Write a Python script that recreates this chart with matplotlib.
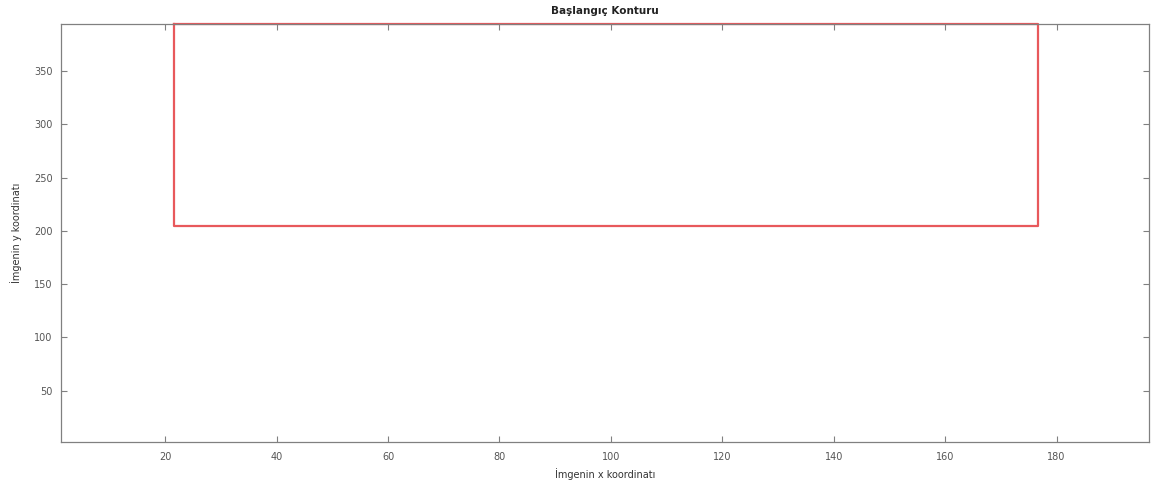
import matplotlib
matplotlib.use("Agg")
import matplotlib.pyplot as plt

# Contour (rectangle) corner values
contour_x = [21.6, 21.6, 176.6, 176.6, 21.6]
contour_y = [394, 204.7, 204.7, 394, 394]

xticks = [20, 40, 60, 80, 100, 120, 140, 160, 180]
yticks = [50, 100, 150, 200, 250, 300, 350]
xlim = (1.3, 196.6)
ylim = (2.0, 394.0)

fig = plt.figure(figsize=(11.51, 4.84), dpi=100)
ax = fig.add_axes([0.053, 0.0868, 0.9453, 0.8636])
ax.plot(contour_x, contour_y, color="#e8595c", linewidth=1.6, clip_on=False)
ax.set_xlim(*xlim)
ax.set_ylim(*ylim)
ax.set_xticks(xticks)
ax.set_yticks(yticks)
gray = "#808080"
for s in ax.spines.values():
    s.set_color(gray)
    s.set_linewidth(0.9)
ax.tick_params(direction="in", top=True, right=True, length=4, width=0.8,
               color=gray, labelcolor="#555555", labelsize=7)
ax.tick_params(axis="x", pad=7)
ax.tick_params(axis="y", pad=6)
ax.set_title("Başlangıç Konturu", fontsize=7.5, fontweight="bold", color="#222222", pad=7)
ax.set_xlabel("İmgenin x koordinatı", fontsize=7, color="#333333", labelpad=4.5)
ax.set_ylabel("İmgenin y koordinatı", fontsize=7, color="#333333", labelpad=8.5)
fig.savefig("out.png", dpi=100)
================================
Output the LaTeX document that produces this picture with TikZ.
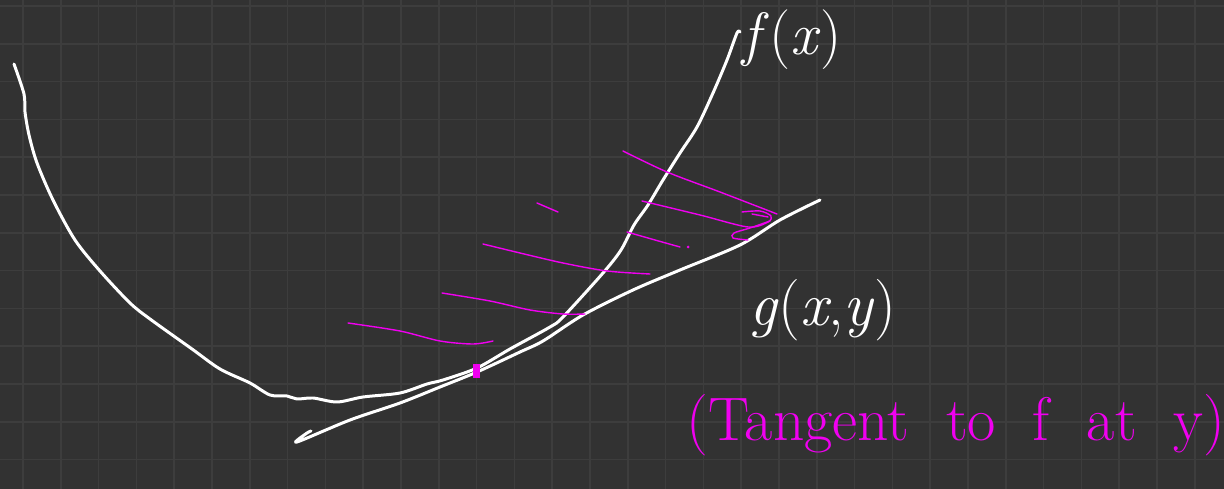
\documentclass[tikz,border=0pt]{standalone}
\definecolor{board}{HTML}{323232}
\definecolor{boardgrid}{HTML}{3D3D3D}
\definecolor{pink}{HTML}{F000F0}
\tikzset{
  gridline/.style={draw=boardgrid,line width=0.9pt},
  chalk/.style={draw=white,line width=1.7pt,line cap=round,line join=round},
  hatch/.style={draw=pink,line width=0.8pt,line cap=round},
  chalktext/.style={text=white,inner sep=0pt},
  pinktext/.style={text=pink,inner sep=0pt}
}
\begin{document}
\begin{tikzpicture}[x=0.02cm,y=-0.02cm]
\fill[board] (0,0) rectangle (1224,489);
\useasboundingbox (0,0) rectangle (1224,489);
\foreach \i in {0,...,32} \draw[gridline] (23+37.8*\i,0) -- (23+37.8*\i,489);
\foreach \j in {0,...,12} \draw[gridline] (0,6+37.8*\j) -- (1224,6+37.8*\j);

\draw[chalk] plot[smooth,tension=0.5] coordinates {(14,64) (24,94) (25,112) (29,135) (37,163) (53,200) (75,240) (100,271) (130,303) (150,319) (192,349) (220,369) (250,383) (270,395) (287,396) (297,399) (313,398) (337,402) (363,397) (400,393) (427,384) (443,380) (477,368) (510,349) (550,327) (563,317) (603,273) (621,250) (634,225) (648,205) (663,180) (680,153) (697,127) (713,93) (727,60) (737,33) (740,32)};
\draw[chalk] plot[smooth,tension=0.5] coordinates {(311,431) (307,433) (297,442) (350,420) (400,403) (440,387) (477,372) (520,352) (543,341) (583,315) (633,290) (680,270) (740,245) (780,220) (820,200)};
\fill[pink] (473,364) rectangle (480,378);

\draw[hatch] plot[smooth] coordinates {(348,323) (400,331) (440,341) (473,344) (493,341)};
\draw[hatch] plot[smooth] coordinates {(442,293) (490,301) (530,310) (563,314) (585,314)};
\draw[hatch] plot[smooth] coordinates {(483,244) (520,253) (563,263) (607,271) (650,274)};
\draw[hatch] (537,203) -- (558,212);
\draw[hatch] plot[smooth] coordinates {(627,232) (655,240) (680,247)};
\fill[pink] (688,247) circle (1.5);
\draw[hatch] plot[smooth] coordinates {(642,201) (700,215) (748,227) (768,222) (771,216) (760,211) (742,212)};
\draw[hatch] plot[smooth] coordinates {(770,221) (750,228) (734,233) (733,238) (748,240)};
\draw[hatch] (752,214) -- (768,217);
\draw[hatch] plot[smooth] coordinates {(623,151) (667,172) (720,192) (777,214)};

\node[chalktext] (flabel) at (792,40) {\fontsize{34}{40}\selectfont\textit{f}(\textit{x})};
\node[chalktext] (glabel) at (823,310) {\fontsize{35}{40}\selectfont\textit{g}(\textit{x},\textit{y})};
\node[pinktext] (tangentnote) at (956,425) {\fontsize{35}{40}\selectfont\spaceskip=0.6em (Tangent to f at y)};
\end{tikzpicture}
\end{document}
================================
Work to be completed: Copy the lines above exactly, starting at the one with "Output the LaTeX" and ending at the one with "(0,6+37.8*\j) -- (1224,6+37.8*\j);", both included. Leave out any pictures and add nothing else.

Exercise solution:
Output the LaTeX document that produces this picture with TikZ.
\documentclass[tikz,border=0pt]{standalone}
\definecolor{board}{HTML}{323232}
\definecolor{boardgrid}{HTML}{3D3D3D}
\definecolor{pink}{HTML}{F000F0}
\tikzset{
  gridline/.style={draw=boardgrid,line width=0.9pt},
  chalk/.style={draw=white,line width=1.7pt,line cap=round,line join=round},
  hatch/.style={draw=pink,line width=0.8pt,line cap=round},
  chalktext/.style={text=white,inner sep=0pt},
  pinktext/.style={text=pink,inner sep=0pt}
}
\begin{document}
\begin{tikzpicture}[x=0.02cm,y=-0.02cm]
\fill[board] (0,0) rectangle (1224,489);
\useasboundingbox (0,0) rectangle (1224,489);
\foreach \i in {0,...,32} \draw[gridline] (23+37.8*\i,0) -- (23+37.8*\i,489);
\foreach \j in {0,...,12} \draw[gridline] (0,6+37.8*\j) -- (1224,6+37.8*\j);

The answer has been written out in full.